Automated and Semi-automated methods for Mapping Wetlands using multi-sensor High-resolution satellite sensor data and SRTM data

Caption :Ruhuna Basin Sri lanka Tip: Click on Image for high resolution picture

Islam, A., Thenkabail, P. , De Silva, S., Finlayson, M., Alankara, R., Gunasinghe, R., Edussriya, C., Gunawardana, A., and Mariagrazia, B. The overarching goal of this study was to develop a comprehensive methodology for mapping and characterizing natural and human-made wetlands using high- and moderate resolution imagery and secondary data. The dry season satellite sensor data for the nominal year 2000 were used and consisted of orthorectified Landsat ETM+ images of 30-m, IRS LISS III images of 23.5-m, and the IRS Panchromatic images of 5-m spatial resolution.  The 90-m SRTM data and the ground truth data were also extensively used. The methods were tested for the Ruhuna river basin in Sri Lanka which has diverse landscape ranging from sea shore to hilly areas, low to very steep slope, arid to semi-arid zones, and rain fed to irrigated lands. The first and the foremost challenge in wetland mapping is in precise delineation of wetland boundaries from its uplands. Investigations were carried out for rapid delineation of wetlands through automated approaches. The methods investigated were: (a) threshold SRTM slopes, (b) threshold band 5 reflectivity, (c) Tasseled Cap wetness index (TCVI), and (d) thresholds of various two-band vegetation indices (TBVSs). The best of these indices, had an overall mapping accuracy of about 30 percent. If mapping accuracy increases above this, the errors of omissions and errors of commissions become too large. For example, using TCVI the best accuracy of 82 percent was achieved, but the errors of commission was 305 percent.  Algorithms written for automated delineation of drainage either over-estimated or under-estimated the drainage densities and frequencies. When 10 SRTM upstream pixels are chosen to constitute a stream, there is a 400 percent higher drainage densities than that generated from Landsat ETM+. However, more glaring was the inconsistency in the precise physical location of the drainage and often generation of non-existent drainages.
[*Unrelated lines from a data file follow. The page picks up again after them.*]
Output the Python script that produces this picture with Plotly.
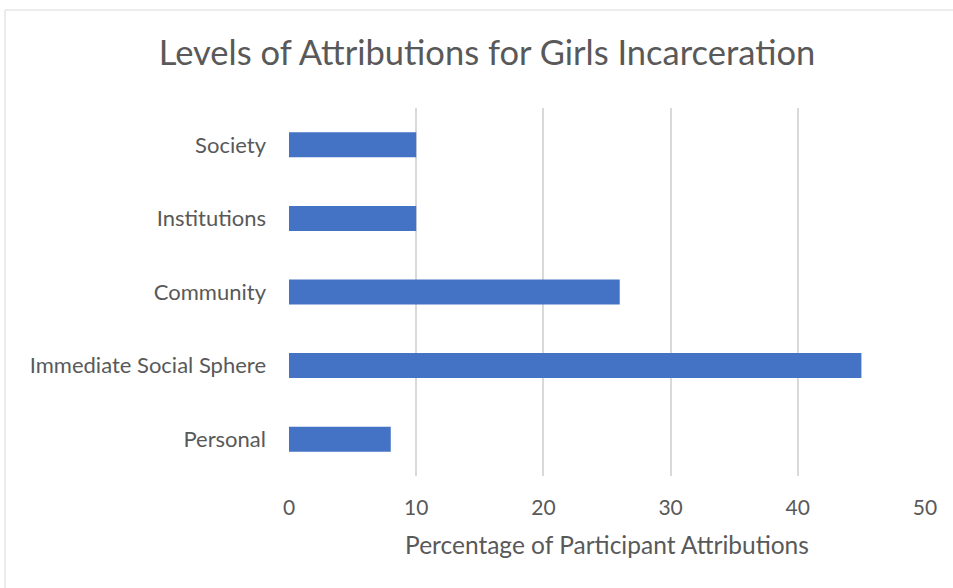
import plotly.graph_objects as go

categories = ["Personal", "Immediate Social Sphere", "Community", "Institutions", "Society"]
values = [8, 45, 26, 10, 10]
tick_vals = [0, 10, 20, 30, 40, 50]

W, H = 953, 588
ml, mr, mt, mb = 289, 28, 108, 112
pw, ph = W - ml - mr, H - mt - mb

FONT = "Lato"
TXT = "#595959"

fig = go.Figure(go.Bar(
    x=values, y=categories, orientation="h",
    marker=dict(color="#4472C4", line=dict(width=0)),
    width=0.34,
))

def px_to_paper_x(p):
    return (p - ml) / pw

def px_to_paper_y(p):
    return (H - mb - p) / ph

fig.add_shape(type="rect", xref="paper", yref="paper",
              x0=px_to_paper_x(5), x1=px_to_paper_x(1000),
              y0=px_to_paper_y(700), y1=px_to_paper_y(10),
              line=dict(color="#D9D9D9", width=1), fillcolor="rgba(0,0,0,0)", layer="below")

fig.update_layout(
    width=W, height=H,
    margin=dict(l=ml, r=mr, t=mt, b=mb),
    paper_bgcolor="white", plot_bgcolor="white",
    font=dict(family=FONT, color=TXT, size=20),
    title=dict(text="Levels of Attributions for Girls Incarceration",
               x=487 / W, xref="container", xanchor="center",
               y=1 - 53 / H, yref="container", yanchor="middle",
               font=dict(size=34.5, color=TXT, family=FONT)),
    xaxis=dict(range=[0, 50], tickvals=tick_vals, showgrid=True,
               gridcolor="#D9D9D9", gridwidth=2, zeroline=False,
               showline=False, ticks="", ticklabelstandoff=17,
               tickfont=dict(size=21, color=TXT),
               title=dict(text="Percentage of Participant Attributions",
                          font=dict(size=24.5, color=TXT), standoff=18)),
    yaxis=dict(showgrid=False, zeroline=False, showline=False, ticks="",
               ticklabelstandoff=22, tickfont=dict(size=22, color=TXT),
               range=[-0.5, 4.5]),
    showlegend=False,
    bargap=0.66,
)

fig.write_html("out.html")
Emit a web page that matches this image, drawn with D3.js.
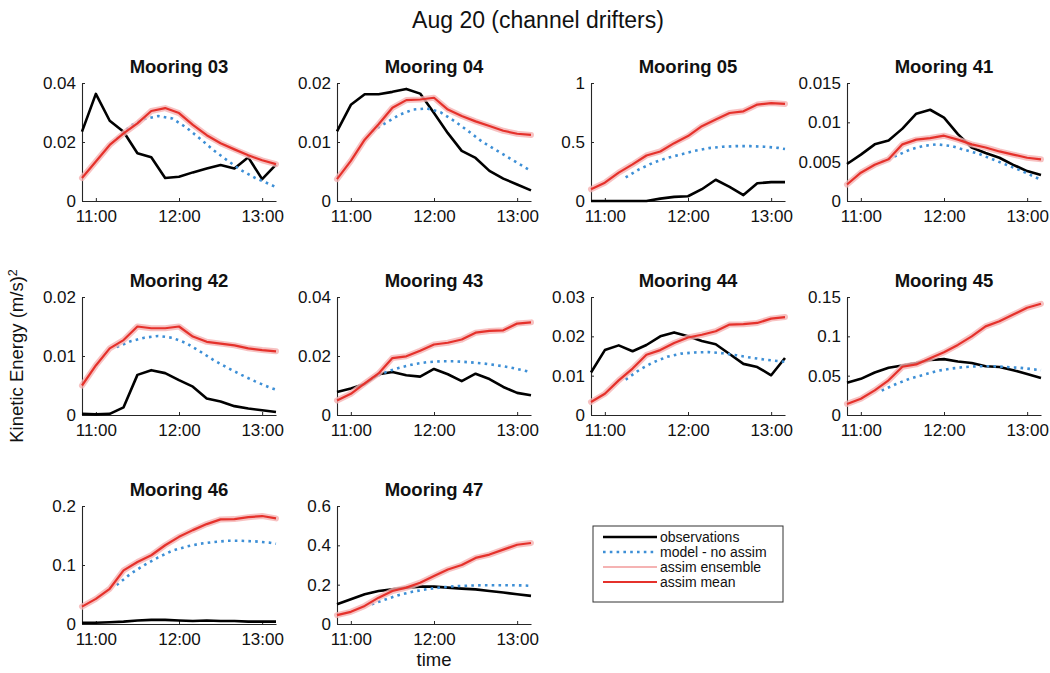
<!DOCTYPE html>
<html>
<head>
<meta charset="utf-8">
<script src="https://cdn.jsdelivr.net/npm/d3@7"></script>
<style>
  body { margin: 0; background: #fff; }
  text { font-family: "Liberation Sans", Arial, Helvetica, sans-serif; fill: #111; }
</style>
</head>
<body>
<svg id="chart" width="1050" height="673"></svg>
<script>
// ---- sample times ----
const obsTimes   = ["10:50","11:00","11:10","11:20","11:30","11:40","11:50","12:00","12:10","12:20","12:30","12:40","12:50","13:00","13:10"];
const modelTimes = ["11:15","11:25","11:35","11:45","11:55","12:05","12:15","12:25","12:35","12:45","12:55","13:05","13:10"];
const xTickLabels = ["11:00","12:00","13:00"];

// ---- kinetic energy (m/s)^2 per mooring ----
const obs03   = [0.0235,0.0363,0.0272,0.0235,0.0162,0.0148,0.0078,0.0082,0.0097,0.011,0.0122,0.011,0.0148,0.0074,0.0123];
const model03 = [0.021,0.0255,0.0278,0.0288,0.028,0.025,0.0212,0.0172,0.0137,0.0104,0.0078,0.0058,0.0047];
const mean03  = [0.0078,0.0134,0.019,0.0229,0.0263,0.0305,0.0315,0.0298,0.0258,0.0223,0.0196,0.0175,0.0155,0.0138,0.0125];

const obs04   = [0.0118,0.0163,0.0181,0.0181,0.0185,0.019,0.0182,0.0149,0.0115,0.0085,0.0073,0.0051,0.0038,0.0028,0.0018];
const model04 = [0.0118,0.0132,0.0146,0.0155,0.0157,0.015,0.0135,0.0118,0.01,0.0086,0.0072,0.0058,0.0051];
const mean04  = [0.0037,0.0068,0.0104,0.013,0.0158,0.0171,0.0172,0.0175,0.0155,0.0144,0.0135,0.0127,0.0119,0.0114,0.0112];

const obs05   = [0,0,0,0,0,0.02,0.035,0.04,0.1,0.18,0.12,0.05,0.15,0.16,0.16];
const model05 = [0.2,0.27,0.325,0.365,0.395,0.425,0.448,0.46,0.465,0.465,0.46,0.45,0.44];
const mean05  = [0.099,0.155,0.24,0.31,0.386,0.42,0.49,0.55,0.634,0.69,0.746,0.76,0.817,0.83,0.823];

const obs41   = [0.0047,0.0059,0.0072,0.0077,0.0092,0.0111,0.0116,0.0106,0.0085,0.0068,0.0061,0.0055,0.0046,0.0038,0.0033];
const model41 = [0.005,0.0057,0.0065,0.007,0.0072,0.007,0.0065,0.006,0.0053,0.0046,0.0039,0.0031,0.0027];
const mean41  = [0.0021,0.0036,0.0046,0.0053,0.0072,0.0078,0.008,0.0083,0.0078,0.0072,0.0068,0.0063,0.0059,0.0055,0.0053];

const obs42   = [0.0002,0.0001,0.0002,0.0013,0.0068,0.0076,0.0071,0.0059,0.0048,0.0028,0.0023,0.0015,0.0011,0.0008,0.0005];
const model42 = [0.0115,0.0125,0.0131,0.0134,0.0131,0.0122,0.0108,0.0093,0.008,0.0068,0.0057,0.0047,0.0043];
const mean42  = [0.005,0.0084,0.0113,0.0127,0.015,0.0147,0.0147,0.015,0.0133,0.0124,0.0121,0.0118,0.0113,0.011,0.0108];

const obs43   = [0.0078,0.009,0.0105,0.0138,0.0146,0.0135,0.013,0.0156,0.0138,0.0115,0.014,0.0122,0.0095,0.0075,0.0067];
const model43 = [0.0125,0.0145,0.016,0.0172,0.0179,0.0182,0.0182,0.0179,0.0175,0.0169,0.0161,0.0151,0.0145];
const mean43  = [0.0049,0.0072,0.0107,0.0141,0.0193,0.0199,0.0218,0.0239,0.0245,0.0256,0.0279,0.0285,0.0287,0.031,0.0314];

const obs44   = [0.0108,0.0165,0.0177,0.0162,0.0178,0.02,0.021,0.02,0.0188,0.018,0.0155,0.013,0.0122,0.0101,0.0145];
const model44 = [0.009,0.0115,0.0134,0.0148,0.0156,0.0159,0.016,0.0157,0.0152,0.0146,0.0141,0.0137,0.0135];
const mean44  = [0.0033,0.0054,0.0088,0.0118,0.0153,0.0165,0.0183,0.0197,0.0204,0.0213,0.023,0.0231,0.0234,0.0245,0.0249];

const obs45   = [0.041,0.046,0.054,0.06,0.063,0.066,0.07,0.071,0.068,0.066,0.062,0.061,0.057,0.052,0.047];
const model45 = [0.031,0.039,0.046,0.051,0.056,0.059,0.061,0.062,0.062,0.061,0.06,0.058,0.057];
const mean45  = [0.0141,0.0206,0.0313,0.0441,0.0613,0.0643,0.072,0.0797,0.0891,0.0999,0.1127,0.1191,0.1277,0.1363,0.1414];

const obs46   = [0.002,0.002,0.003,0.004,0.006,0.007,0.007,0.006,0.005,0.006,0.005,0.005,0.004,0.004,0.004];
const model46 = [0.066,0.085,0.1,0.113,0.124,0.131,0.136,0.139,0.141,0.141,0.14,0.138,0.136];
const mean46  = [0.0295,0.0426,0.0597,0.0909,0.1051,0.1165,0.1335,0.1477,0.1591,0.1693,0.1773,0.1778,0.181,0.183,0.179];

const obs47   = [0.1,0.126,0.151,0.168,0.176,0.185,0.19,0.19,0.185,0.18,0.176,0.168,0.16,0.151,0.143];
const model47 = [0.1,0.125,0.148,0.165,0.177,0.186,0.192,0.195,0.197,0.197,0.197,0.196,0.194];
const mean47  = [0.045,0.062,0.092,0.134,0.168,0.185,0.21,0.244,0.277,0.3,0.336,0.353,0.378,0.403,0.412];

// ---- y ticks per mooring ----
const yTicks03 = [0, 0.02, 0.04],            yLabels03 = ["0","0.02","0.04"];
const yTicks04 = [0, 0.01, 0.02],            yLabels04 = ["0","0.01","0.02"];
const yTicks05 = [0, 0.5, 1],                yLabels05 = ["0","0.5","1"];
const yTicks41 = [0, 0.005, 0.01, 0.015],    yLabels41 = ["0","0.005","0.01","0.015"];
const yTicks42 = [0, 0.01, 0.02],            yLabels42 = ["0","0.01","0.02"];
const yTicks43 = [0, 0.02, 0.04],            yLabels43 = ["0","0.02","0.04"];
const yTicks44 = [0, 0.01, 0.02, 0.03],      yLabels44 = ["0","0.01","0.02","0.03"];
const yTicks45 = [0, 0.05, 0.1, 0.15],       yLabels45 = ["0","0.05","0.1","0.15"];
const yTicks46 = [0, 0.1, 0.2],              yLabels46 = ["0","0.1","0.2"];
const yTicks47 = [0, 0.2, 0.4, 0.6],         yLabels47 = ["0","0.2","0.4","0.6"];

const moorings = ["03","04","05","41","42","43","44","45","46","47"];
const legendLabels = ["observations","model - no assim","assim ensemble","assim mean"];

const panels = [
  { name: "Mooring 03", obs: obs03, model: model03, mean: mean03, ticks: yTicks03, labels: yLabels03 },
  { name: "Mooring 04", obs: obs04, model: model04, mean: mean04, ticks: yTicks04, labels: yLabels04 },
  { name: "Mooring 05", obs: obs05, model: model05, mean: mean05, ticks: yTicks05, labels: yLabels05 },
  { name: "Mooring 41", obs: obs41, model: model41, mean: mean41, ticks: yTicks41, labels: yLabels41 },
  { name: "Mooring 42", obs: obs42, model: model42, mean: mean42, ticks: yTicks42, labels: yLabels42 },
  { name: "Mooring 43", obs: obs43, model: model43, mean: mean43, ticks: yTicks43, labels: yLabels43 },
  { name: "Mooring 44", obs: obs44, model: model44, mean: mean44, ticks: yTicks44, labels: yLabels44 },
  { name: "Mooring 45", obs: obs45, model: model45, mean: mean45, ticks: yTicks45, labels: yLabels45 },
  { name: "Mooring 46", obs: obs46, model: model46, mean: mean46, ticks: yTicks46, labels: yLabels46 },
  { name: "Mooring 47", obs: obs47, model: model47, mean: mean47, ticks: yTicks47, labels: yLabels47 }
];

// ---- layout ----
const colLeft = [82, 337, 591, 847];
const rowTop = [83, 297, 506];
const plotW = 194, plotH = 118;
const C = { obs: "#000000", model: "#3d8fd6", ens: "#f5b3b3", mean: "#e5312b", axis: "#262626" };

const parseT = d3.timeParse("%H:%M");
const svg = d3.select("#chart");

// figure title and shared axis labels
svg.append("text").attr("x", 538).attr("y", 28).attr("text-anchor", "middle")
  .style("font-size", "23px").text("Aug 20 (channel drifters)");

const yl = svg.append("text").attr("transform", "translate(23,356) rotate(-90)")
  .attr("text-anchor", "middle").style("font-size", "18.5px");
yl.append("tspan").text("Kinetic Energy (m/s)");
yl.append("tspan").attr("dy", "-0.45em").style("font-size", "12.5px").text("2");

svg.append("text").attr("x", 434).attr("y", 666).attr("text-anchor", "middle")
  .style("font-size", "18.5px").text("time");

panels.forEach((p, i) => {
  const col = i % 4, row = Math.floor(i / 4);
  const g = svg.append("g").attr("transform", `translate(${colLeft[col]},${rowTop[row]})`);

  const x = d3.scaleTime()
    .domain([parseT(obsTimes[0]), parseT(obsTimes[obsTimes.length - 1])])
    .range([0, plotW]);
  const y = d3.scaleLinear().domain([0, p.ticks[p.ticks.length - 1]]).range([plotH, 0]);

  const line = d3.line().x(d => x(d.t)).y(d => y(d.v));
  const obsPts = obsTimes.map((t, k) => ({ t: parseT(t), v: p.obs[k] }));
  const meanPts = obsTimes.map((t, k) => ({ t: parseT(t), v: p.mean[k] }));
  const modelPts = modelTimes.map((t, k) => ({ t: parseT(t), v: p.model[k] }));

  // axes (box off, inward ticks)
  const xa = g.append("g").attr("transform", `translate(0,${plotH})`)
    .call(d3.axisBottom(x).tickValues(xTickLabels.map(parseT))
      .tickFormat((d, k) => xTickLabels[k]).tickSizeInner(-3).tickSizeOuter(0).tickPadding(9));
  const ya = g.append("g")
    .call(d3.axisLeft(y).tickValues(p.ticks)
      .tickFormat((d, k) => p.labels[k]).tickSizeInner(-3).tickSizeOuter(0).tickPadding(6));
  [xa, ya].forEach(a => {
    a.select(".domain").attr("stroke", C.axis).attr("stroke-width", 1.1);
    a.selectAll(".tick line").attr("stroke", C.axis);
    a.selectAll(".tick text").style("font-size", "17px").attr("fill", "#1a1a1a")
      .style("font-family", '"Liberation Sans", Arial, Helvetica, sans-serif');
  });

  // series: observations, model without assimilation, ensemble spread, ensemble mean
  g.append("path").datum(obsPts).attr("d", line).attr("fill", "none")
    .attr("stroke", C.obs).attr("stroke-width", 2.6).attr("stroke-linejoin", "round");
  g.append("path").datum(modelPts).attr("d", line).attr("fill", "none")
    .attr("stroke", C.model).attr("stroke-width", 2.6).attr("stroke-dasharray", "2.6 4.2");
  g.append("path").datum(meanPts).attr("d", line).attr("fill", "none")
    .attr("stroke", C.ens).attr("stroke-width", 6).attr("stroke-opacity", 0.8)
    .attr("stroke-linejoin", "round").attr("stroke-linecap", "round");
  g.append("path").datum(meanPts).attr("d", line).attr("fill", "none")
    .attr("stroke", C.mean).attr("stroke-width", 2.2).attr("stroke-linejoin", "round");

  g.append("text").attr("x", plotW / 2).attr("y", -10).attr("text-anchor", "middle")
    .style("font-size", "18.5px").style("font-weight", "bold").text(p.name);
});

// legend
const lg = svg.append("g").attr("transform", "translate(593,526)");
lg.append("rect").attr("width", 190).attr("height", 76)
  .attr("fill", "#fff").attr("stroke", "#333").attr("stroke-width", 1);
const legendStyles = [
  { stroke: C.obs, w: 2.6, dash: null },
  { stroke: C.model, w: 2.6, dash: "2.6 4.2" },
  { stroke: C.ens, w: 2.2, dash: null },
  { stroke: C.mean, w: 2.2, dash: null }
];
legendLabels.forEach((lab, k) => {
  const yy = 11 + k * 15;
  lg.append("line").attr("x1", 10).attr("x2", 64).attr("y1", yy).attr("y2", yy)
    .attr("stroke", legendStyles[k].stroke).attr("stroke-width", legendStyles[k].w)
    .attr("stroke-dasharray", legendStyles[k].dash);
  lg.append("text").attr("x", 67).attr("y", yy).attr("dy", "0.35em")
    .style("font-size", "14px").text(lab);
});
</script>
</body>
</html>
Semi-automated approaches involved image enhancements through various TBVIs to highlight the same by false color RGB display techniques to highlight the lowland wetlands and then use visual interpretation approaches to delineate the wetland boundaries through screen digitization. The most useful enhancement were RGB displays of ETM+ bands: (a) ETM+4/ETM+7, ETM+4/ETM+3, ETM+4/ETM+2, (b) ETM+4, ETM+3, ETM+5, and (c) ETM+3, ETM+2, ETM+1. In addition, the SRTM slope threshold on < 1 percent was very useful in delineating higher-order wetland boundaries. The ground truth data showed that the accuracy of wetland boundary delineation was 96 percent. The boundary delineation for a river basin of 607562 hectares took 2-weeks for one analyst, so it is fairly fast and accurate process. In Ruhuna basin 24 Percent (145733 hectares) of the total basin area was wetlands. Such a high percent was as a result of the high proportion of the human-made irrigated areas, mainly under rice cropping. In comparison, the Limpopo river basin in Southern Africa, which was also studied using similar methodology by this group, had only 12.5 percent of the basin area under wetlands as a result of poor irrigation development in Limpopo. But within the limpopo, the lowland flood plains of Mozambique had 24.7 percent of basin area (8.8 Mha) of Mozambique under wetlands.

The delineated wetlands were classified to determine land use\land cover (LULC) patterns by using a hierarchical classification system that lead to 13, 8, 6, and 4 class maps. For the 4, 6, and 8 classes the accuracies were about 92 percent (Khat=0.92) with low levels of errors of omission (about 5 percent) and errors of commission (1 percent).  Even for 13 classes the accuracy was high (87 percent) and errors of omission reasonable (12 percent) and errors of commission low (1 percent). The wetlands are dominated by irrigated lands (41.5 percent) and riparian vegetation and home gardens (36.4 percent). The other significant LULC classes were: seasonal wetlands (10.4 percent), fresh water bodies (8.8 percent), and lagoon (1.5 percent). Permanent marshes, magroves, and salt pans were the other classes. These classes were mapped with an overall accuracy of 94 percent. Time-series MODIS 500-m monthly NDVI maximum value composite (MVC) images were used to study the characteristics of each of the classes. 

The study clearly implies that automated methods are highly inaccurate to map wetlands. The accuracies may increase using time-series data and/or non optical data. But, large area mapping using such data is resource intensive. The semi-automated methods provide highly accurate results and large area mapping using, mainly freely available data sources, makes the method highly attractive.